EDMONDS — Here's the formula for getting audience members on their feet: Play disco.

Just ask the Afrodisiacs.

In casinos, clubs and outdoor festivals, the band gets an audience dancing by performing covers of songs by such groups as the Bee Gees, Kool & the Gang, and Earth, Wind & Fire.

Especially at the outdoor concerts.

"Outdoor festivals are always a lot of fun," said Ron Gatty, the group's guitarist. "We get a different crowd, a lot younger, and we adjust our songs accordingly."

The Afrodisiacs and Dana Osborn's Elton John tribute will kick off the Edmonds Waterfront Festival in a pre-festival party and dance from 5 to 10 p.m. tomorrow in the festival's food court.

The festival officially opens at 11 a.m. Friday for three days of events through 7 p.m. Sunday along Admiral Way at the Edmonds Marina parking lot.

The festival, run by the Rotary Club of Edmonds, will take up the length of two football fields and draw up to 35,000 people, according to Craig Cooke of Pacific Rim Talent, who books the festival entertainment.

The three-day event will feature a carnival, 75 arts-and-crafts booths, 20 food booths and dining areas, a kids arcade with climbing walls and inflatable play areas, a food court and a beer garden.

Proceeds from admission and other profits go to the Rotary's scholarships and social-service programs, including the Homeless Youth Foundation and Rotary First Harvest.

Two stages bracket each end of the festival grounds. At the Miller Stage, audiences will find the Dance Factory, the Machine, Big Dog Revue and Nick Vigarino & Meantown Blues.

At the Family Stage, performers will include J.P. Patches, Buck & Elizabeth, Kickshaw, the Reptile Man, the Navy Band NW and the Islanders.

Gatty said the Afrodisiacs began in the early 1990s when a band called Roxanne put on wigs and played disco hits for the last night of a performance in Los Angeles. The crowd went crazy, and soon disco eclipsed the rest of its music.

Roxanne lead singer Jamie Brown joined fellow band member Roger Sause to create a disco show that could be put into clubs around the country. They called themselves the Afrodisiacs and started versions in Chicago, Los Angeles, San Francisco, Portland and Seattle.

Gatty, 37, who was in seventh grade when disco first hit, had to learn the music and the moves from the era when disco was king and groups such as the Bee Gees, K.C. and the Sunshine Band, Earth, Wind & Fire and Kool & the Gang regularly recorded chart-topping hits.

Wearing platform shoes, bell-bottom pants, wigs and sunglasses, the group became a living, breathing time capsule from 30 years ago.

"Our lead singer wears a three-piece suit," Gatty said. "We go thrift-store shopping for polyester shirts."

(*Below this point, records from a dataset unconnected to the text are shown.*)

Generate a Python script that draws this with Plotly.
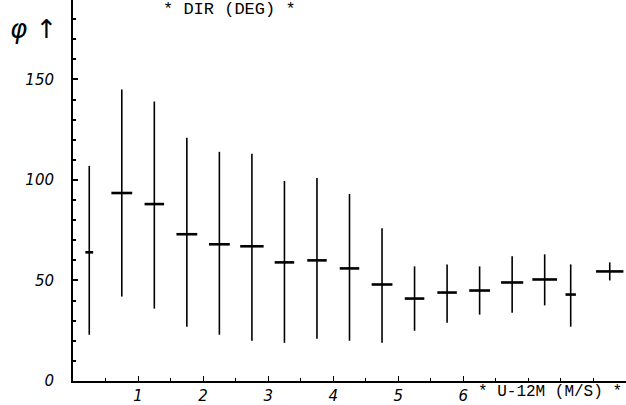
import plotly.graph_objects as go

# Bin centres of wind speed U-12M (m/s)
wind_speed = [0.25, 0.75, 1.25, 1.75, 2.25, 2.75, 3.25, 3.75, 4.25, 4.75,
              5.25, 5.75, 6.25, 6.75, 7.25, 7.65, 8.25]
# Mean direction spread (deg)
dir_mean = [64, 93.5, 88, 73, 68, 67, 59, 60, 56, 48, 41, 44, 45, 49, 50.5, 43, 54.5]
dir_high = [107, 145, 139, 121, 114, 113, 99.5, 101, 93, 76, 57, 58, 57, 62, 63, 58, 59]
dir_low = [23, 42, 36, 27, 23, 20, 19, 21, 20, 19, 25, 29, 33, 34, 37.6, 27, 50]
speed_halfwidth = [0.06, 0.16, 0.15, 0.16, 0.16, 0.18, 0.15, 0.15, 0.15, 0.16,
                   0.15, 0.15, 0.16, 0.17, 0.19, 0.08, 0.21]

x_tickvals = [1, 2, 3, 4, 5, 6]
x_ticktext = ["1", "2", "3", "4", "5", "6"]
y_tickvals = [0, 50, 100, 150]
y_ticktext = ["0", "50", "100", "150"]

err_plus = [h - m for h, m in zip(dir_high, dir_mean)]
err_minus = [m - l for m, l in zip(dir_mean, dir_low)]

fig = go.Figure()
fig.add_trace(go.Scatter(
    x=wind_speed, y=dir_mean, mode="markers",
    marker=dict(size=1, color="black", opacity=0),
    error_y=dict(type="data", symmetric=False, array=err_plus, arrayminus=err_minus,
                 color="black", thickness=1.6, width=0),
    error_x=dict(type="data", array=speed_halfwidth, color="black",
                 thickness=2.6, width=0),
    showlegend=False, hoverinfo="skip",
))

fig.update_layout(
    width=626, height=405,
    margin=dict(l=73, r=0, t=0, b=21),
    paper_bgcolor="white", plot_bgcolor="white",
    font=dict(family="DejaVu Sans", color="black"),
    xaxis=dict(range=[0, 8.5], showgrid=False, zeroline=False,
               showline=True, linecolor="black", linewidth=2,
               tickvals=x_tickvals, ticktext=x_ticktext,
               ticks="inside", ticklen=5, tickcolor="black", tickwidth=1,
               minor=dict(dtick=0.5, ticks="inside", ticklen=3, tickcolor="black"),
               tickfont=dict(size=15, family="DejaVu Sans", style="italic"),
               ticklabelstandoff=0),
    yaxis=dict(range=[0, 189.5], showgrid=False, zeroline=False,
               showline=True, linecolor="black", linewidth=2,
               tickvals=y_tickvals, ticktext=y_ticktext,
               ticks="inside", ticklen=5, tickcolor="black", tickwidth=1.5,
               minor=dict(dtick=10, ticks="inside", ticklen=3, tickcolor="black"),
               tickfont=dict(size=15, family="DejaVu Sans", style="italic"),
               ticklabelstandoff=14),
    annotations=[
        dict(text="* DIR (DEG) *", xref="paper", yref="paper",
             x=0.16, y=1.005, xanchor="left", yanchor="top", showarrow=False,
             font=dict(family="Liberation Mono", size=17, color="black")),
        dict(text="* U-12M (M/S) *", xref="paper", yref="paper",
             x=0.728, y=-0.0, xanchor="left", yanchor="top", showarrow=False,
             font=dict(family="Liberation Mono", size=16, color="black")),
        dict(text="φ ↑", xref="paper", yref="paper",
             x=-0.118, y=0.925, xanchor="left", yanchor="middle", showarrow=False,
             font=dict(family="DejaVu Sans", size=26, color="black", style="italic")),
    ],
)

fig.write_html("out.html")
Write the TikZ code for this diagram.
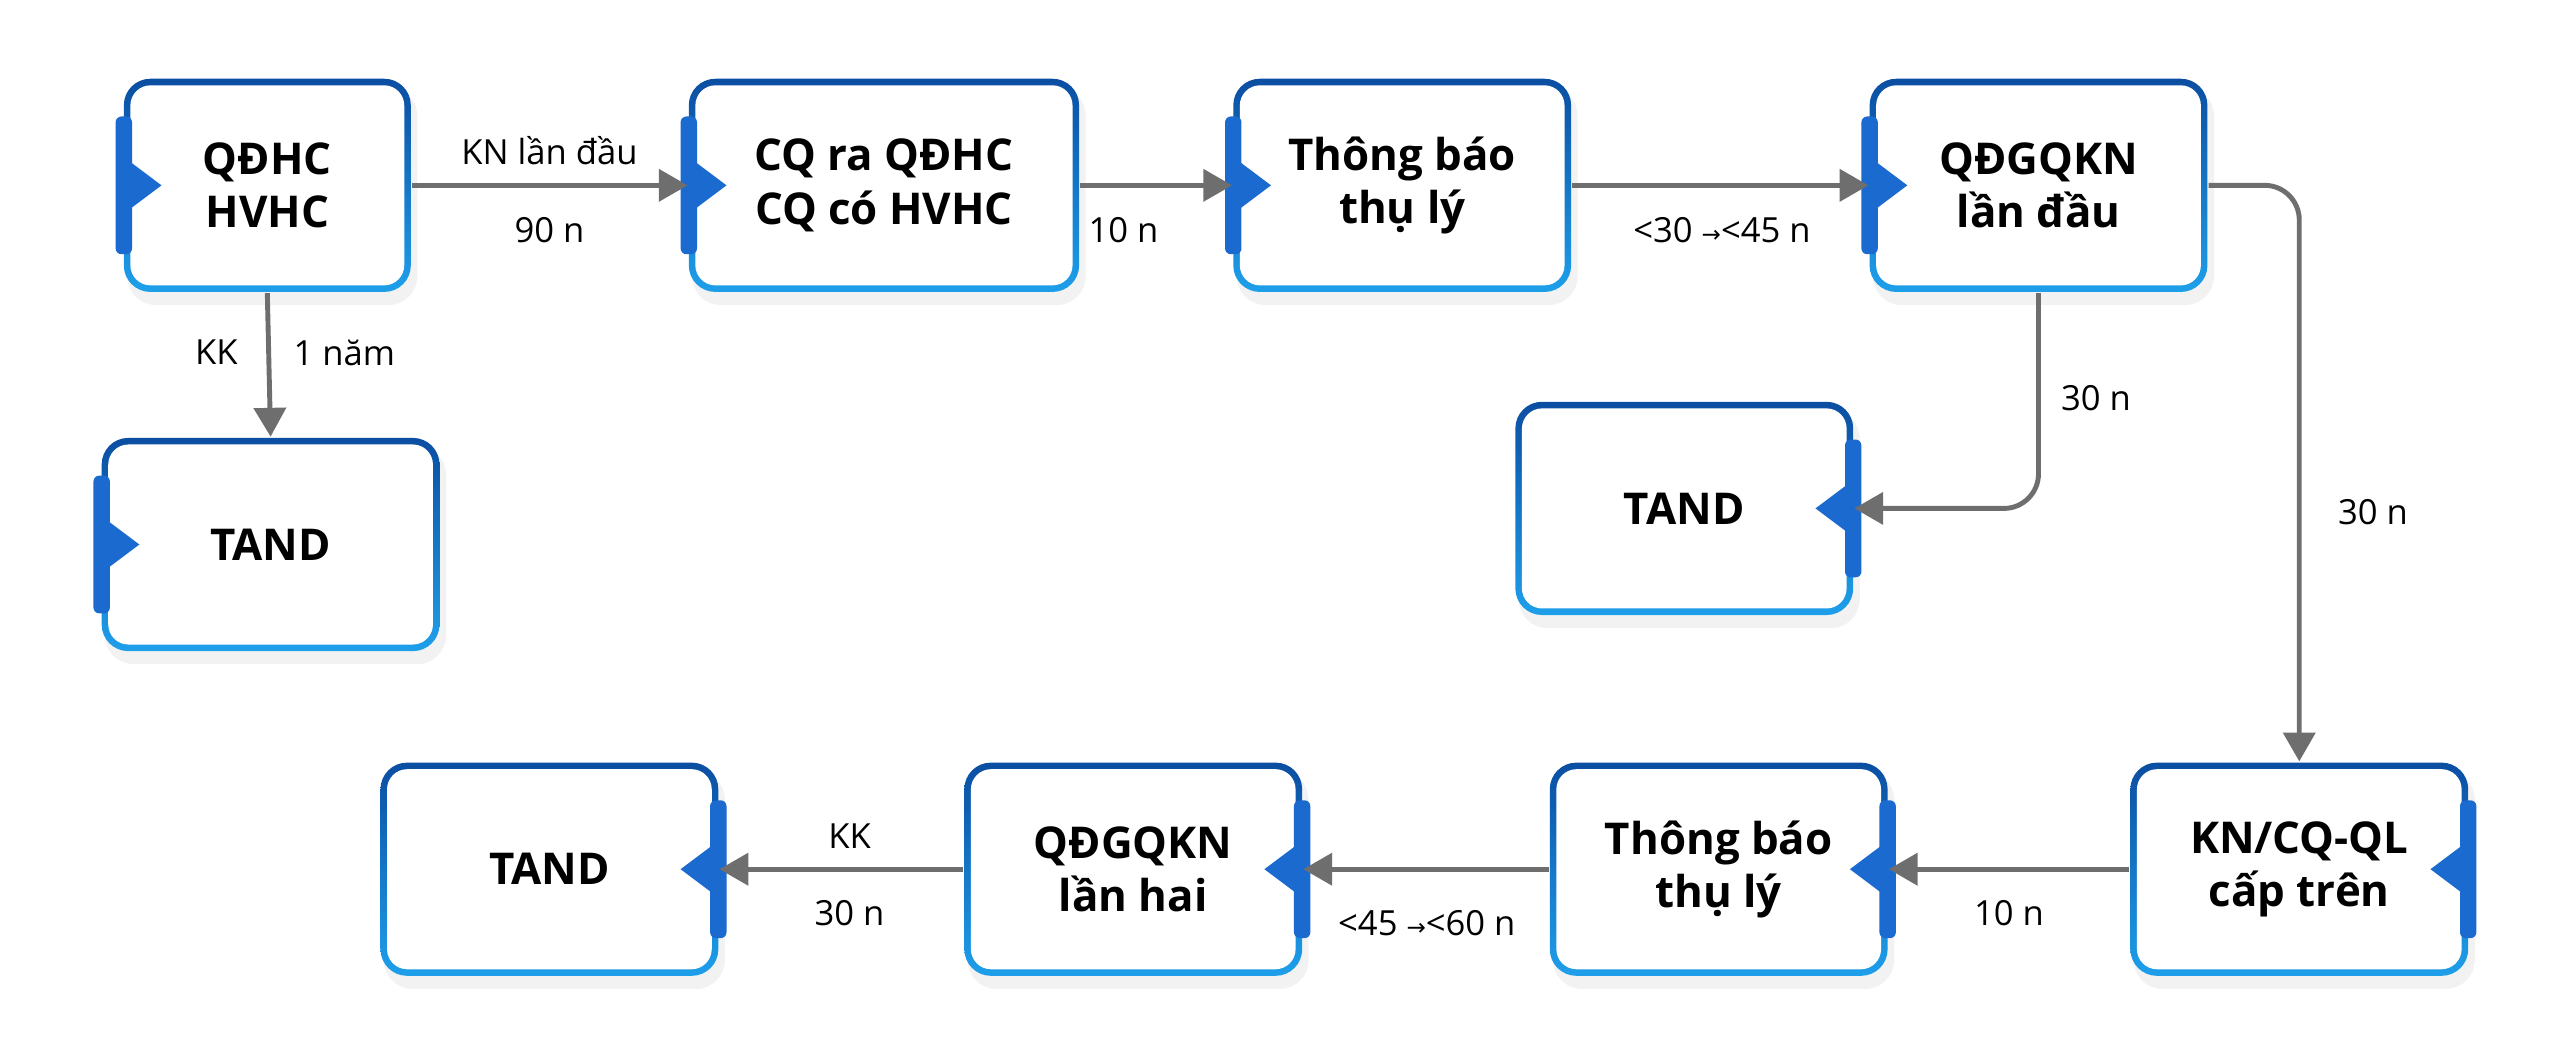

The group — Gatty on guitar, Kevin Latimer on drums, and brothers Dan and Dave Jensen on bass guitar and vocals — keeps its set list consistent, with the era's biggest hits, "and they work every time," Gatty said.

Their most popular tune is a cover of the Commodores' "Brick House." Lately, they've been expanding into groove, funk and music of the 1980s. But they keep dipping into that '70s well, Gatty said.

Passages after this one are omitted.